Direct prediction in 3D space is significantly superior to "2D prediction + 3D lifting"—the depth ambiguity in the latter acts as an insurmountable bottleneck, and the 30%+ gain emphasizes the importance of end-to-end 3D modeling.
Environmental 3D information is key—performance dramatically drops when eliminating the environmental representations, validating the crucial role of "understanding environment layout" for future interaction prediction.
Video history provides action intent cues—past behavioral patterns (e.g., cooking activities) effectively help predict the target of the next interaction.
Performance is consistent across different activity types and environments, indicating that the model learns a generalized capacity for interaction prediction rather than scene memorization.

Highlights & Insights¶

The problem definition itself is the largest contribution—lifting "future interaction prediction" from 2D "what" to 4D "what + where + how" provides more practical predictive signals for embodied AI. This problem definition can inspire further research.
The video-environment fusion concept can be transferred to many embodied tasks—such as navigation (predicting where a person is going to walk), robot manipulation (predicting what assistance a human needs), or AR applications (predicting where a user's attention translates).
As a CVPR Highlight, the core contribution of this paper lies in its "pioneering problem definition" rather than pure technical complexity.

Limitations & Future Work¶

Limitations acknowledged by the authors: Reliance on the 3D annotations of EgoExo4D for training, which incurs a high data-acquisition cost.
Self-identified limitations: (1) The prediction time-window is relatively fixed, and long-term prediction capability remains unverified; (2) Multi-person interaction scenarios are not handled; (3) Physical interaction constraints between humans and the environment (e.g., collision detection) are not considered.
Scene diversity in EgoExo4D is limited (mainly indoor daily activities); the generalization ability to outdoor or sports scenarios is unknown.
Future extensions could include: longer-term prediction horizons, multi-agent interaction prediction, and integration with large language models for interpretable intent reasoning.

vs.
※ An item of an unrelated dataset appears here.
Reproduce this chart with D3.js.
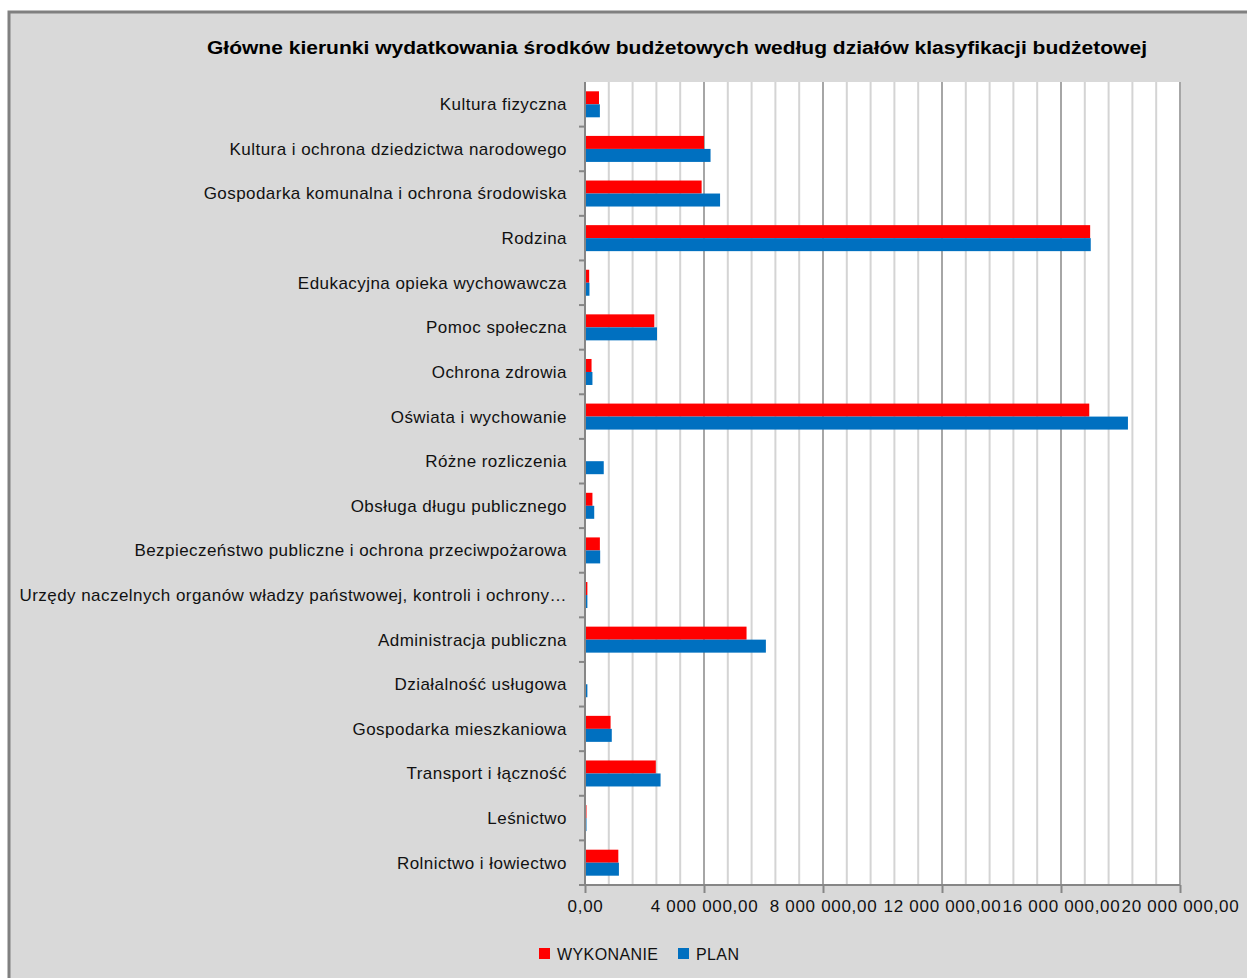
<!DOCTYPE html>
<html>
<head>
<meta charset="utf-8">
<script src="https://cdn.jsdelivr.net/npm/d3@7"></script>
<style>
  body { margin: 0; background: #fff; }
  svg { display: block; font-family: 'Liberation Sans', Arial, sans-serif; }
</style>
</head>
<body>
<div id="chart"></div>
<script>
const categories = [
  'Kultura fizyczna',
  'Kultura i ochrona dziedzictwa narodowego',
  'Gospodarka komunalna i ochrona środowiska',
  'Rodzina',
  'Edukacyjna opieka wychowawcza',
  'Pomoc społeczna',
  'Ochrona zdrowia',
  'Oświata i wychowanie',
  'Różne rozliczenia',
  'Obsługa długu publicznego',
  'Bezpieczeństwo publiczne i ochrona przeciwpożarowa',
  'Urzędy naczelnych organów władzy państwowej, kontroli i ochrony…',
  'Administracja publiczna',
  'Działalność usługowa',
  'Gospodarka mieszkaniowa',
  'Transport i łączność',
  'Leśnictwo',
  'Rolnictwo i łowiectwo'
]

const wykonanie = [470000, 4000000, 3920000, 16980000, 140000, 2330000, 220000, 16950000, 0, 250000, 500000, 80000, 5430000, 0, 860000, 2380000, 50000, 1120000]
const plan = [500000, 4220000, 4540000, 17000000, 150000, 2420000, 250000, 18250000, 630000, 310000, 510000, 80000, 6080000, 80000, 900000, 2540000, 50000, 1140000]

const tickValues = [0, 4000000, 8000000, 12000000, 16000000, 20000000]
const series = [
  { name: 'WYKONANIE', values: wykonanie, color: '#ff0000' },
  { name: 'PLAN', values: plan, color: '#0070c0' }
]

const W = 1247, H = 978
const plot = { left: 585, right: 1180, top: 82, bottom: 885 }

const svg = d3.select('#chart')
  .append('svg')
  .attr('width', W)
  .attr('height', H)

// chart frame
svg.append('rect')
  .attr('x', 9).attr('y', 12)
  .attr('width', W + 10).attr('height', H + 10)
  .attr('fill', '#d9d9d9')
  .attr('stroke', '#808080')
  .attr('stroke-width', 3)

svg.append('text')
  .attr('x', 677).attr('y', 54)
  .attr('text-anchor', 'middle')
  .attr('font-weight', 'bold')
  .attr('font-size', 18)
  .attr('textLength', 940)
  .attr('lengthAdjust', 'spacingAndGlyphs')
  .attr('fill', '#000')
  .text('Główne kierunki wydatkowania środków budżetowych według działów klasyfikacji budżetowej')

const x = d3.scaleLinear()
  .domain([0, 20000000])
  .range([plot.left, plot.right])

const y = d3.scaleBand()
  .domain(categories)
  .range([plot.top, plot.bottom])

const sub = d3.scaleBand()
  .domain(series.map(s => s.name))
  .range([0, 26])

svg.append('rect')
  .attr('x', plot.left).attr('y', plot.top)
  .attr('width', plot.right - plot.left)
  .attr('height', plot.bottom - plot.top)
  .attr('fill', '#fff')

// gridlines, minor every 800 000 and major every 4 000 000
const grid = d3.range(800000, 20000001, 800000)
svg.append('g')
  .selectAll('line')
  .data(grid)
  .enter()
  .append('line')
    .attr('x1', d => x(d)).attr('x2', d => x(d))
    .attr('y1', plot.top).attr('y2', plot.bottom)
    .attr('stroke', d => d % 4000000 === 0 ? '#a6a6a6' : '#d4d4d4')
    .attr('stroke-width', 2)

const fmt = v => d3.format(',.2f')(v).replace(/,/g, ' ').replace('.', ',')

// bars
const groups = svg.append('g')
  .selectAll('g')
  .data(series)
  .enter()
  .append('g')
  .attr('fill', d => d.color)

groups.selectAll('rect')
  .data(s => s.values.map((v, i) => ({ v, cat: categories[i], name: s.name })))
  .enter()
  .append('rect')
    .attr('x', x(0))
    .attr('y', d => y(d.cat) + y.bandwidth() / 2 - 13 + sub(d.name))
    .attr('width', d => x(d.v) - x(0))
    .attr('height', sub.bandwidth())

// y axis
const yAxis = svg.append('g')
  .attr('transform', `translate(${plot.left},0)`)
yAxis.append('line')
  .attr('x1', 0).attr('x2', 0)
  .attr('y1', plot.top).attr('y2', plot.bottom)
  .attr('stroke', '#868686').attr('stroke-width', 2)
yAxis.selectAll('.tick')
  .data(categories.slice(1).concat([null]))
  .enter()
  .append('line')
    .attr('x1', -6).attr('x2', 0)
    .attr('y1', (d, i) => y(categories[i]) + y.bandwidth())
    .attr('y2', (d, i) => y(categories[i]) + y.bandwidth())
    .attr('stroke', '#868686').attr('stroke-width', 2)
yAxis.selectAll('text')
  .data(categories)
  .enter()
  .append('text')
    .attr('x', -18)
    .attr('y', d => y(d) + y.bandwidth() / 2)
    .attr('dy', '0.35em')
    .attr('text-anchor', 'end')
    .attr('font-size', 17)
    .attr('letter-spacing', 0.45)
    .attr('fill', '#111')
    .text(d => d)

// x axis
const xAxis = svg.append('g')
  .attr('transform', `translate(0,${plot.bottom})`)
  .call(d3.axisBottom(x).tickValues(tickValues).tickFormat(fmt).tickSize(8))
xAxis.select('.domain')
  .attr('stroke', '#868686').attr('stroke-width', 2)
  .attr('d', `M${plot.left},0H${plot.right}`)
xAxis.selectAll('.tick line').attr('stroke', '#868686').attr('stroke-width', 2)
xAxis.selectAll('.tick text')
  .attr('font-size', 17)
  .attr('letter-spacing', 0.7)
  .attr('font-family', "'Liberation Sans', Arial, sans-serif")
  .attr('fill', '#111')
  .attr('y', 21)
  .attr('dy', '0.35em')

// legend
const legend = svg.append('g')
  .selectAll('g')
  .data(series)
  .enter()
  .append('g')
  .attr('transform', (d, i) => `translate(${i === 0 ? 539 : 678},948)`)
legend.append('rect')
  .attr('width', 11).attr('height', 11)
  .attr('fill', d => d.color)
legend.append('text')
  .attr('x', 18).attr('y', 6)
  .attr('dy', '0.35em')
  .attr('font-size', 16)
  .attr('letter-spacing', 0.4)
  .attr('fill', '#111')
  .text(d => d.name)
</script>
</body>
</html>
Traditional Action Anticipation: Traditional methods predict only action labels (e.g., "pick up a cup"), whereas FIction also predicts 3D location and pose, containing significantly richer information.
vs. Human Motion Prediction: Motion prediction typically assumes the scene layout and interaction intent are known, whereas FIction must autonomously infer "what object will be interacted with".
vs. EgoBody / PROX: These works reconstruct or analyze current human-object interactions, whereas FIction predicts future interactions.

Rating¶

Novelty: ⭐⭐⭐⭐⭐ 4D future interaction prediction is a brand-new problem definition, which is highly inspiring.
Experimental Thoroughness: ⭐⭐⭐⭐ Comprehensive evaluation and ablation studies on EgoExo4D, though limited to a single dataset.
Writing Quality: ⭐⭐⭐⭐⭐ The problem motivation is clearly articulated and the methodology description is intuitive, fully deserving its status as a Highlight.
Value: ⭐⭐⭐⭐⭐ It plays a significant role in advancing the fields of embodied AI and human behavior understanding.